HTML & CSS: The Gateway Drug

March 20, 2018 (8y ago)

Before JavaScript. Before React. Before frameworks. There was HTML and CSS.

And honestly? Those two languages taught me more about building for the web than anything that came after.

The First Win

I built my first "website" in early 2018. A single HTML file. Some inline CSS. It looked terrible by any professional standard.

But it worked. It loaded in a browser. People could see it.

That feeling — seeing something you made live on the internet — hooked me.

Why HTML/CSS Gets No Respect

Walk into any developer meetup and mention you're good at HTML. You'll get polite nods and subject changes.
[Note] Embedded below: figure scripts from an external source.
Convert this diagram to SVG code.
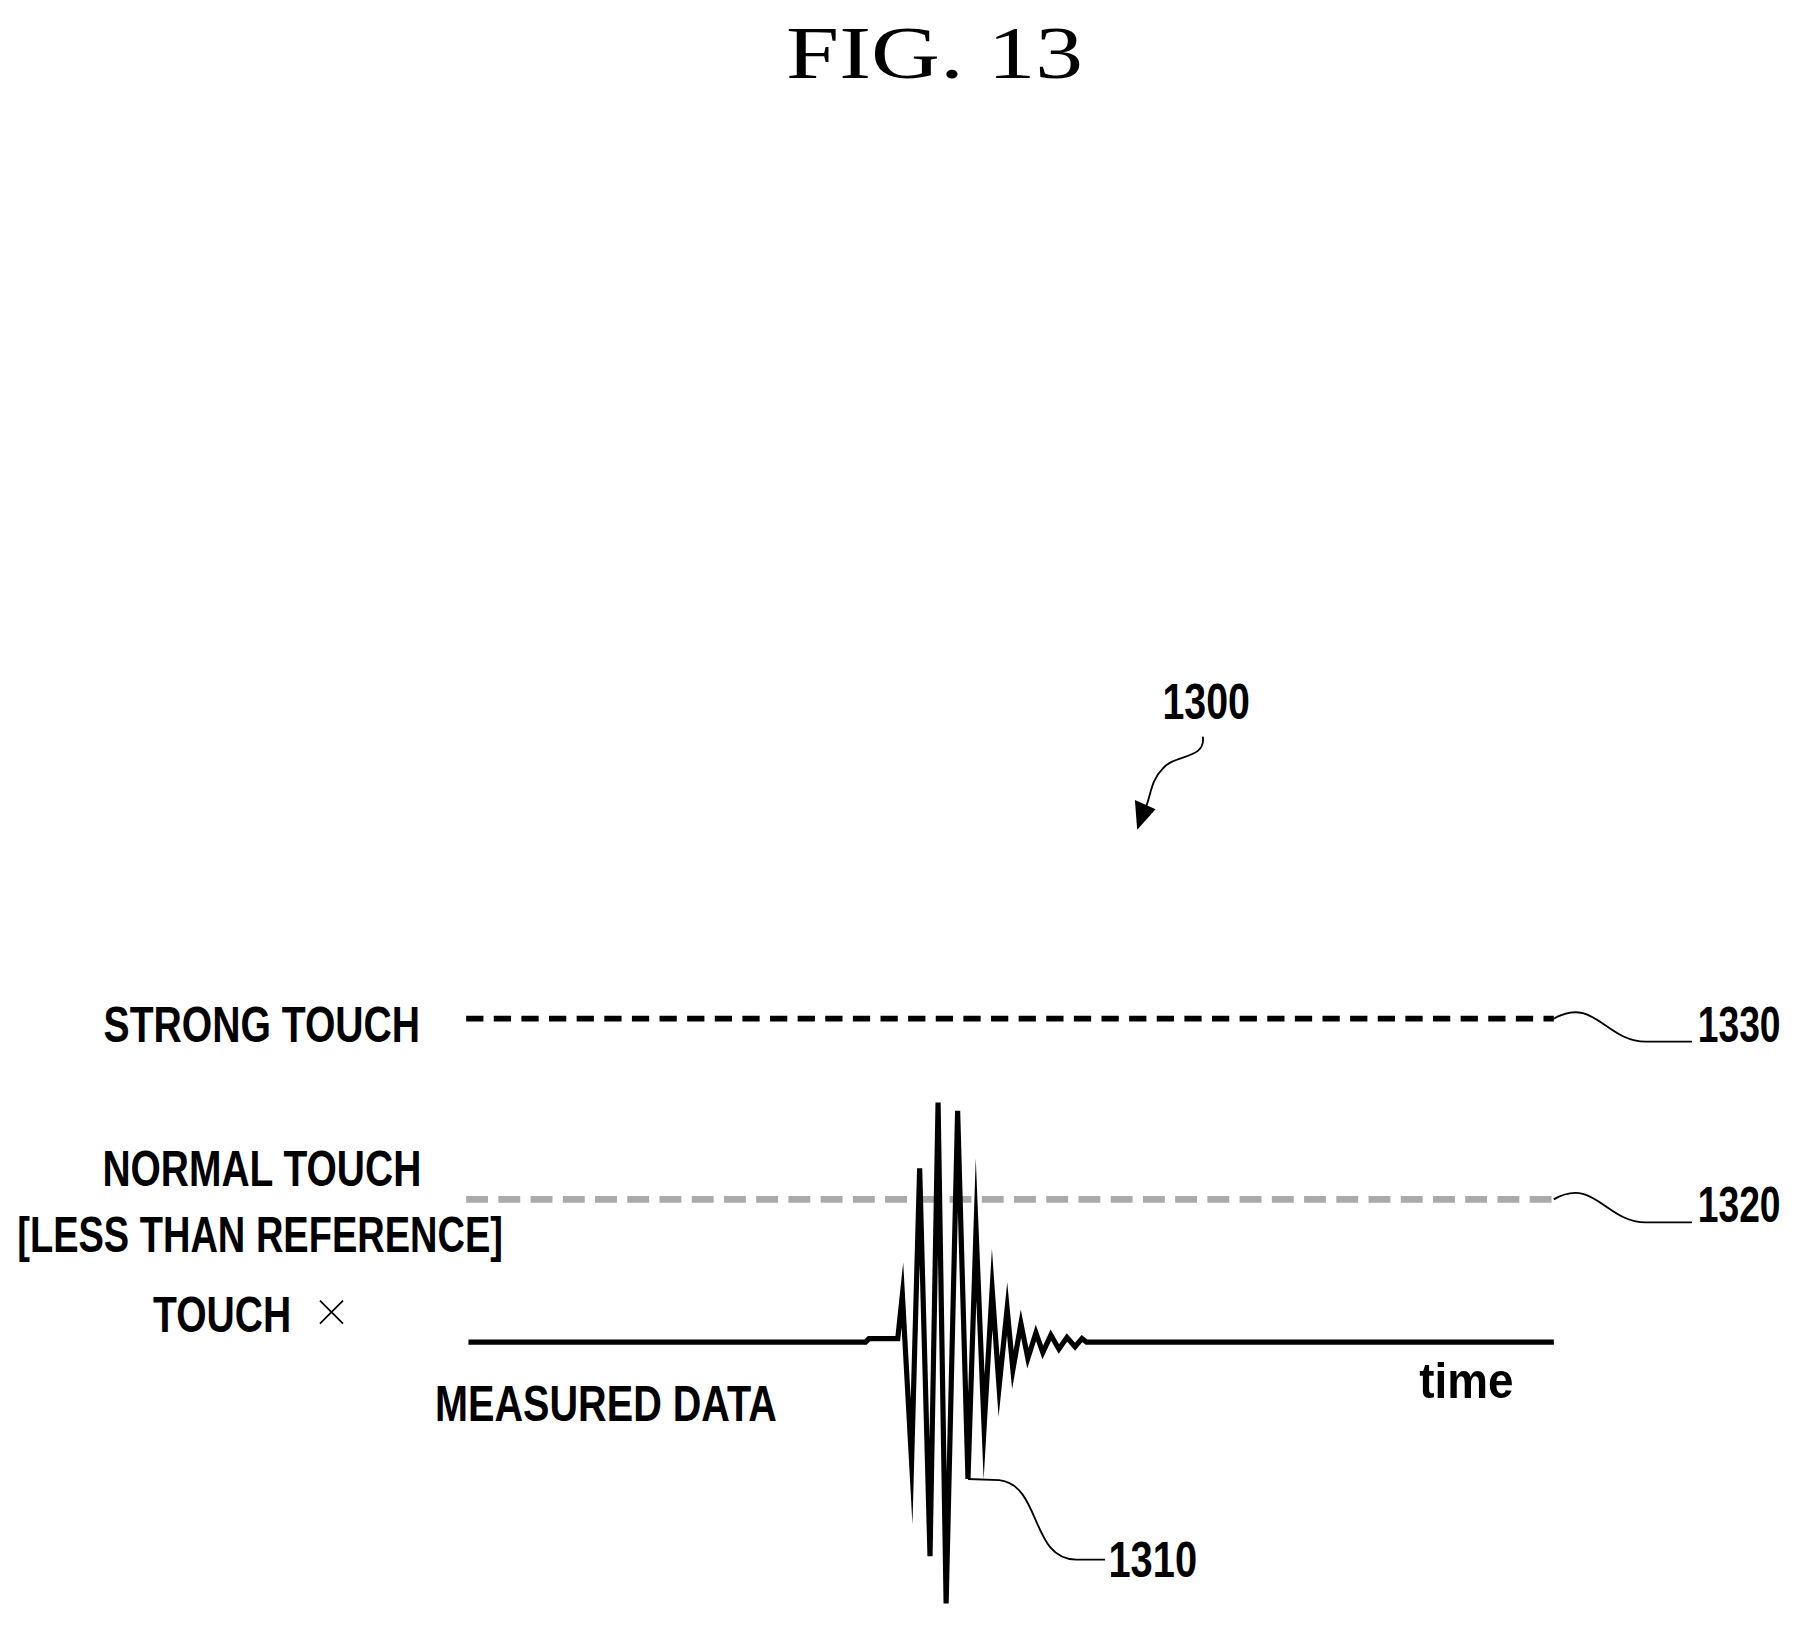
<svg xmlns="http://www.w3.org/2000/svg" width="1805" height="1627" viewBox="0 0 1805 1627">
<style>
.l{font-family:"Liberation Sans",Arial,sans-serif;font-weight:bold;font-size:44px;fill:#000}
.n{font-family:"Liberation Sans",Arial,sans-serif;font-weight:bold;font-size:44px;fill:#000}
.w{fill:none;stroke:#000;stroke-width:1.6}
</style>
<rect width="1805" height="1627" fill="#fff"/>
<g transform="scale(1.151)">
<text id="title" x="812" y="68" text-anchor="middle" font-family="Liberation Serif,serif" font-size="64" textLength="258" lengthAdjust="spacingAndGlyphs">FIG.  13</text>
<g id="n1300"><text class="n" x="1010" y="625" textLength="76" lengthAdjust="spacingAndGlyphs">1300</text></g>
<g id="n1330"><text class="n" x="1475" y="905" textLength="72" lengthAdjust="spacingAndGlyphs">1330</text></g>
<g id="n1320"><text class="n" x="1475" y="1062" textLength="72" lengthAdjust="spacingAndGlyphs">1320</text></g>
<g id="n1310"><text class="n" x="963" y="1370" textLength="77" lengthAdjust="spacingAndGlyphs">1310</text></g>
<g id="labels">
<text class="l" x="90" y="905" textLength="275" lengthAdjust="spacingAndGlyphs">STRONG TOUCH</text>
<text class="l" x="89" y="1030" textLength="277" lengthAdjust="spacingAndGlyphs">NORMAL TOUCH</text>
<text class="l" x="15" y="1088" textLength="422" lengthAdjust="spacingAndGlyphs">[LESS THAN REFERENCE]</text>
<text class="l" x="133" y="1157" textLength="120" lengthAdjust="spacingAndGlyphs">TOUCH</text>
<path d="M278 1130 L298 1150 M298 1130 L278 1150" stroke="#000" stroke-width="1.5"/>
<text class="l" x="378" y="1235" textLength="297" lengthAdjust="spacingAndGlyphs">MEASURED DATA</text>
<text class="l" x="1233" y="1215" textLength="82" lengthAdjust="spacingAndGlyphs">time</text>
</g>
<g id="connectors">
<line x1="405" y1="885" x2="1350" y2="885" stroke="#000" stroke-width="5" stroke-dasharray="15,9"/>
<line x1="405" y1="1042" x2="1350" y2="1042" stroke="#aaa" stroke-width="6" stroke-dasharray="19,9"/>
<path d="M407 1166 L752 1166 L755 1163 L780 1163 L784 1125 L792 1270 L799 1015 L808 1352 L815 958 L822 1393 L832 965 L841 1285 L848 1068 L855 1240 L862 1120 L868 1205 L875 1137 L880 1190 L887 1150 L893 1180 L900 1158 L906 1175 L913 1160 L920 1172 L927 1162 L934 1170 L940 1163 L944 1166 L1350 1166" fill="none" stroke="#000" stroke-width="4.5" stroke-linejoin="miter" stroke-miterlimit="30"/>
<path class="w" d="M841 1285 L868 1286 C905 1290 895 1355 935 1355 L960 1355"/>
<path class="w" d="M1350 885 C1385 865 1395 905 1430 905 L1470 905"/>
<path class="w" d="M1350 1042 C1385 1022 1395 1062 1430 1062 L1470 1062"/>
<path class="w" d="M1045 640 C1048 660 1020 655 1010 668 C1000 678 1000 690 996 700"/>
<path d="M988 721 L986 695 L1004 703 Z" fill="#000"/>
</g>
</g>
</svg>
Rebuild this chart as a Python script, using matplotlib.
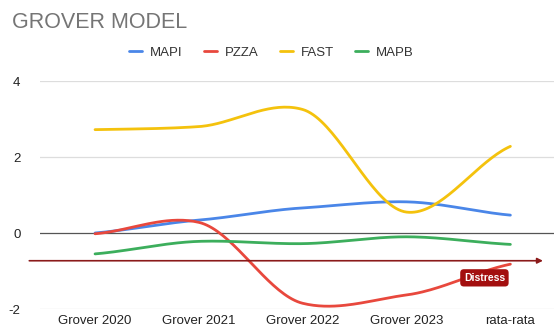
import numpy as np
import matplotlib.pyplot as plt

# data
labels = ['Grover 2020', 'Grover 2021', 'Grover 2022', 'Grover 2023', 'rata-rata']
mapi = [0.0, 0.34, 0.66, 0.82, 0.47]
pzza = [-0.02, 0.28, -1.85, -1.63, -0.82]
fast = [2.72, 2.80, 3.25, 0.55, 2.28]
mapb = [-0.55, -0.22, -0.28, -0.10, -0.30]
distress = -0.73

series = [('MAPI', mapi, '#4a86e8'),
          ('PZZA', pzza, '#e8483d'),
          ('FAST', fast, '#f4c20d'),
          ('MAPB', mapb, '#3cae5c')]


def smooth(y, n=40, k=0.7):
    # hermite curve through the points, tangents damped a bit
    y = np.asarray(y, dtype=float)
    x = np.arange(len(y))
    m = np.zeros_like(y)
    m[1:-1] = k * (y[2:] - y[:-2]) / 2
    m[0] = k * (y[1] - y[0])
    m[-1] = k * (y[-1] - y[-2])
    xs, ys = [], []
    for i in range(len(y) - 1):
        t = np.linspace(0, 1, n)
        h00 = 2*t**3 - 3*t**2 + 1
        h10 = t**3 - 2*t**2 + t
        h01 = -2*t**3 + 3*t**2
        h11 = t**3 - t**2
        xs.append(x[i] + t)
        ys.append(h00*y[i] + h10*m[i] + h01*y[i+1] + h11*m[i+1])
    return np.concatenate(xs), np.concatenate(ys)


plt.rcParams['font.family'] = ['Liberation Sans', 'DejaVu Sans']

fig = plt.figure(figsize=(5.54, 3.29), dpi=100)
ax = fig.add_axes([40/554, 20/329, 514/554, 228/329])

for yv in [-2, 2, 4]:
    ax.axhline(yv, color='#dddddd', lw=0.9, zorder=0)
ax.axhline(0, color='#555555', lw=0.9, zorder=0)

for name, vals, col in series:
    xs, ys = smooth(vals)
    ax.plot(xs, ys, color=col, lw=2, label=name, solid_capstyle='round')

ax.set_xlim(-0.53, 4.42)
ax.set_ylim(-2, 4)
ax.set_yticks([-2, 0, 2, 4])
ax.set_yticklabels(['-2', '0', '2', '4'])
ax.set_xticks(range(len(labels)))
ax.set_xticklabels(labels)
ax.tick_params(length=0, labelsize=9.5, colors='#222222')
ax.tick_params(axis='x', pad=4)
ax.tick_params(axis='y', pad=14)
for s in ax.spines.values():
    s.set_visible(False)

# distress threshold arrow
ax.annotate('', xy=(4.34, distress), xytext=(-0.66, distress),
            arrowprops=dict(arrowstyle='-|>', color='#8b1a1a', lw=1.2,
                            mutation_scale=8),
            annotation_clip=False)
ax.text(3.75, distress - 0.45, 'Distress', color='white', fontsize=7.5,
        fontweight='bold', ha='center', va='center',
        bbox=dict(boxstyle='round,pad=0.35', fc='#a30f0f', ec='none'))

fig.text(12/554, 1 - 22/329, 'GROVER MODEL', fontsize=15.5, color='#757575',
         va='center', ha='left')
fig.legend(loc='center', bbox_to_anchor=(0.49, 1 - 53/329), ncol=4,
           frameon=False, fontsize=9.5, handlelength=1.0, handletextpad=0.6,
           columnspacing=1.6, labelcolor='#333333')

fig.savefig('out.png', dpi=100, facecolor='white')
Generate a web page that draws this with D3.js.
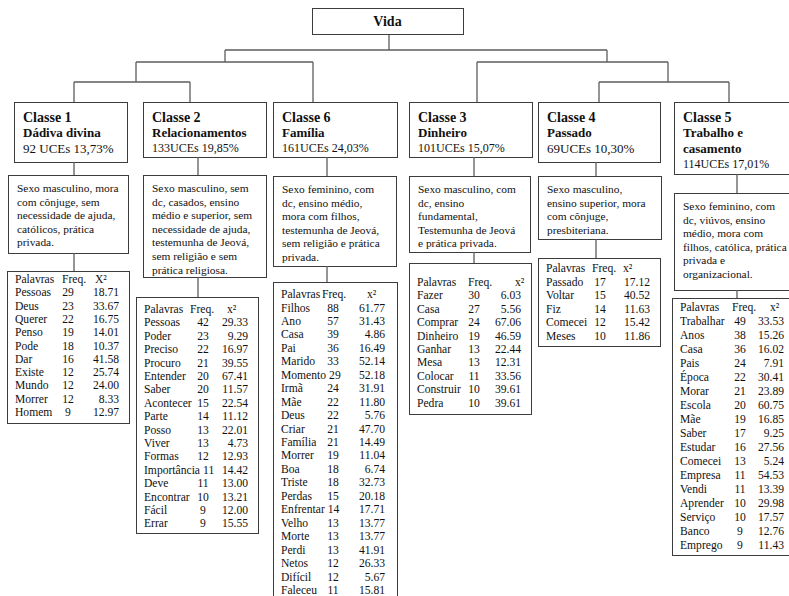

Yet every website, no matter how complex, eventually renders HTML. CSS is what makes it look good. These are foundational skills that everyone underestimates.

Here's what I learned:

HTML: Structure is Everything

<header>
  <nav>
    <ul>
      <li><a href="/">Home</a></li>
      <li><a href="/about">About</a></li>
    </ul>
  </nav>
</header>

Clean structure makes everything easier. Bad HTML = impossible to style, impossible to make accessible, impossible to scale.

CSS: The Language of Design

Flexbox and Grid changed everything for me. Before them? Floats and clearfixes. Pain.

.container {
  display: grid;
  grid-template-columns: repeat(auto-fit, minmax(300px, 1fr));
  gap: 1rem;
}

This one line creates a responsive layout that would have taken hours in 2015.

The Real Skill

HTML and CSS aren't about the syntax. They're about:

  1. Thinking in structure — How should this content be organized?
  2. Understanding layout — How do elements relate to each other?
  3. Debugging visually — Why does this look broken in Safari?

These skills transfer to everything else. React components? They're just HTML + CSS + JS. Vue? Same. Svelte? Same.

What I'd Tell My 2018 Self

Don't skip the basics. Spend extra time here. The frameworks will come — they always do — but the foundation matters.